▶ **Recorded data**
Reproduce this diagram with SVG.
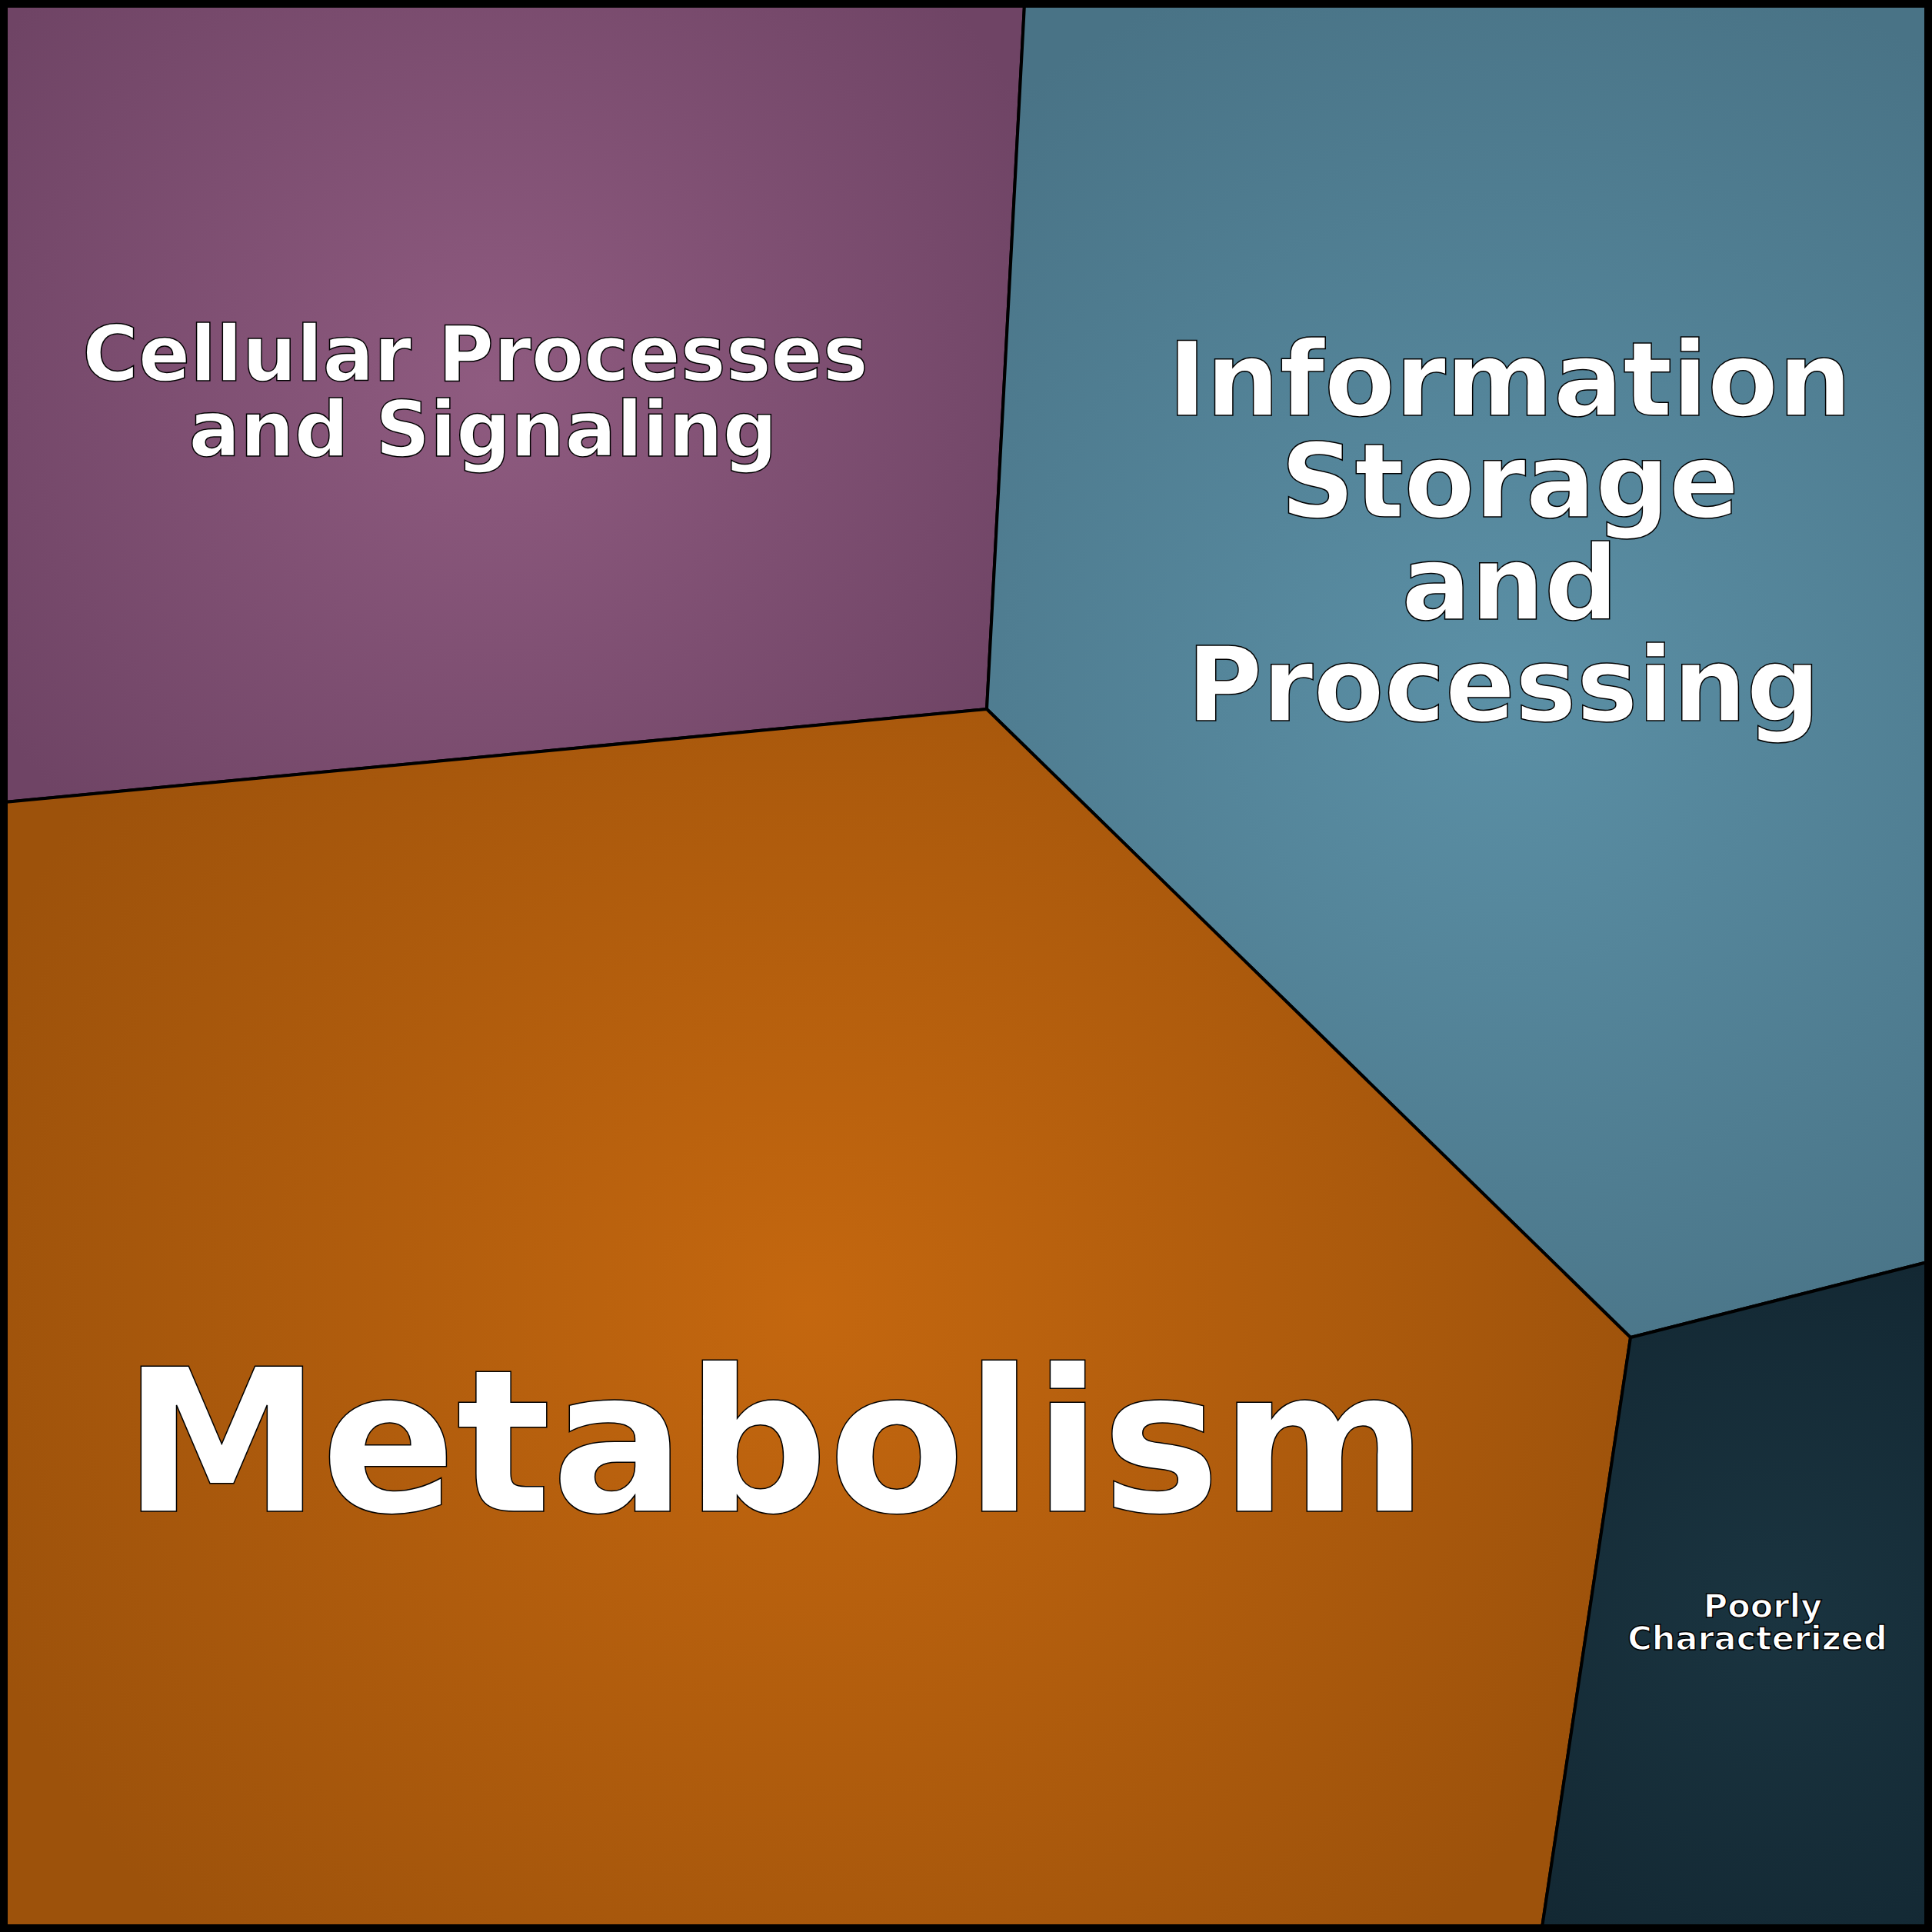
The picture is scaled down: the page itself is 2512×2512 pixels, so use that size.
<svg xmlns="http://www.w3.org/2000/svg" width="2512" height="2512" viewBox="0 0 2512 2512">
<defs>
<radialGradient id="gp" gradientUnits="userSpaceOnUse" cx="640" cy="500" r="780"><stop offset="0" stop-color="#8f5b80"/><stop offset="1" stop-color="#6f4465"/></radialGradient>
<radialGradient id="gb" gradientUnits="userSpaceOnUse" cx="1950" cy="900" r="1000"><stop offset="0" stop-color="#5b90a6"/><stop offset="1" stop-color="#497386"/></radialGradient>
<radialGradient id="go" gradientUnits="userSpaceOnUse" cx="1050" cy="1700" r="1150"><stop offset="0" stop-color="#c4670f"/><stop offset="1" stop-color="#9d520b"/></radialGradient>
<radialGradient id="gd" gradientUnits="userSpaceOnUse" cx="2300" cy="2100" r="500"><stop offset="0" stop-color="#1a3440"/><stop offset="1" stop-color="#132833"/></radialGradient>
<style>
.c{stroke:#000;stroke-width:4;stroke-linejoin:round}
.t{font-family:"DejaVu Sans",sans-serif;font-weight:bold;fill:#fff;stroke:#000;stroke-width:1.5;text-anchor:middle}
</style>
</defs>
<g id="purple"><polygon class="c" fill="url(#gp)" points="6,6 1332,6 1283,922 6,1043"/>
<text class="t" font-size="99"><tspan x="618" y="495">Cellular Processes</tspan><tspan x="628" y="593">and Signaling</tspan></text></g>
<g id="blue"><polygon class="c" fill="url(#gb)" points="1332,6 2506,6 2506,1641 2120,1739 1283,922"/>
<text class="t" font-size="134"><tspan x="1963" y="540">Information</tspan><tspan x="1963" y="672">Storage</tspan><tspan x="1963" y="805">and</tspan><tspan x="1955" y="937">Processing</tspan></text></g>
<g id="orange"><polygon class="c" fill="url(#go)" points="6,1043 1283,922 2120,1739 2005,2506 6,2506"/>
<text class="t" font-size="259" x="1008" y="1965">Metabolism</text></g>
<g id="dark"><polygon class="c" fill="url(#gd)" points="2120,1739 2506,1641 2506,2506 2005,2506"/>
<text class="t" font-size="43" stroke-width="0.8"><tspan x="2292" y="2103">Poorly</tspan><tspan x="2285" y="2145">Characterized</tspan></text></g>
<g id="connectors"/>
<rect x="5" y="5" width="2502" height="2502" fill="none" stroke="#000" stroke-width="10"/>
</svg>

▶ **Exercise objective**
Restate the data above word for word. Skip every picture.

▶ **Correct result**
Reproduce this diagram with SVG.
The picture is scaled down: the page itself is 2512×2512 pixels, so use that size.
<svg xmlns="http://www.w3.org/2000/svg" width="2512" height="2512" viewBox="0 0 2512 2512">
<defs>
<radialGradient id="gp" gradientUnits="userSpaceOnUse" cx="640" cy="500" r="780"><stop offset="0" stop-color="#8f5b80"/><stop offset="1" stop-color="#6f4465"/></radialGradient>
<radialGradient id="gb" gradientUnits="userSpaceOnUse" cx="1950" cy="900" r="1000"><stop offset="0" stop-color="#5b90a6"/><stop offset="1" stop-color="#497386"/></radialGradient>
<radialGradient id="go" gradientUnits="userSpaceOnUse" cx="1050" cy="1700" r="1150"><stop offset="0" stop-color="#c4670f"/><stop offset="1" stop-color="#9d520b"/></radialGradient>
<radialGradient id="gd" gradientUnits="userSpaceOnUse" cx="2300" cy="2100" r="500"><stop offset="0" stop-color="#1a3440"/><stop offset="1" stop-color="#132833"/></radialGradient>
<style>
.c{stroke:#000;stroke-width:4;stroke-linejoin:round}
.t{font-family:"DejaVu Sans",sans-serif;font-weight:bold;fill:#fff;stroke:#000;stroke-width:1.5;text-anchor:middle}
</style>
</defs>
<g id="purple"><polygon class="c" fill="url(#gp)" points="6,6 1332,6 1283,922 6,1043"/>
<text class="t" font-size="99"><tspan x="618" y="495">Cellular Processes</tspan><tspan x="628" y="593">and Signaling</tspan></text></g>
<g id="blue"><polygon class="c" fill="url(#gb)" points="1332,6 2506,6 2506,1641 2120,1739 1283,922"/>
<text class="t" font-size="134"><tspan x="1963" y="540">Information</tspan><tspan x="1963" y="672">Storage</tspan><tspan x="1963" y="805">and</tspan><tspan x="1955" y="937">Processing</tspan></text></g>
<g id="orange"><polygon class="c" fill="url(#go)" points="6,1043 1283,922 2120,1739 2005,2506 6,2506"/>
<text class="t" font-size="259" x="1008" y="1965">Metabolism</text></g>
<g id="dark"><polygon class="c" fill="url(#gd)" points="2120,1739 2506,1641 2506,2506 2005,2506"/>
<text class="t" font-size="43" stroke-width="0.8"><tspan x="2292" y="2103">Poorly</tspan><tspan x="2285" y="2145">Characterized</tspan></text></g>
<g id="connectors"/>
<rect x="5" y="5" width="2502" height="2502" fill="none" stroke="#000" stroke-width="10"/>
</svg>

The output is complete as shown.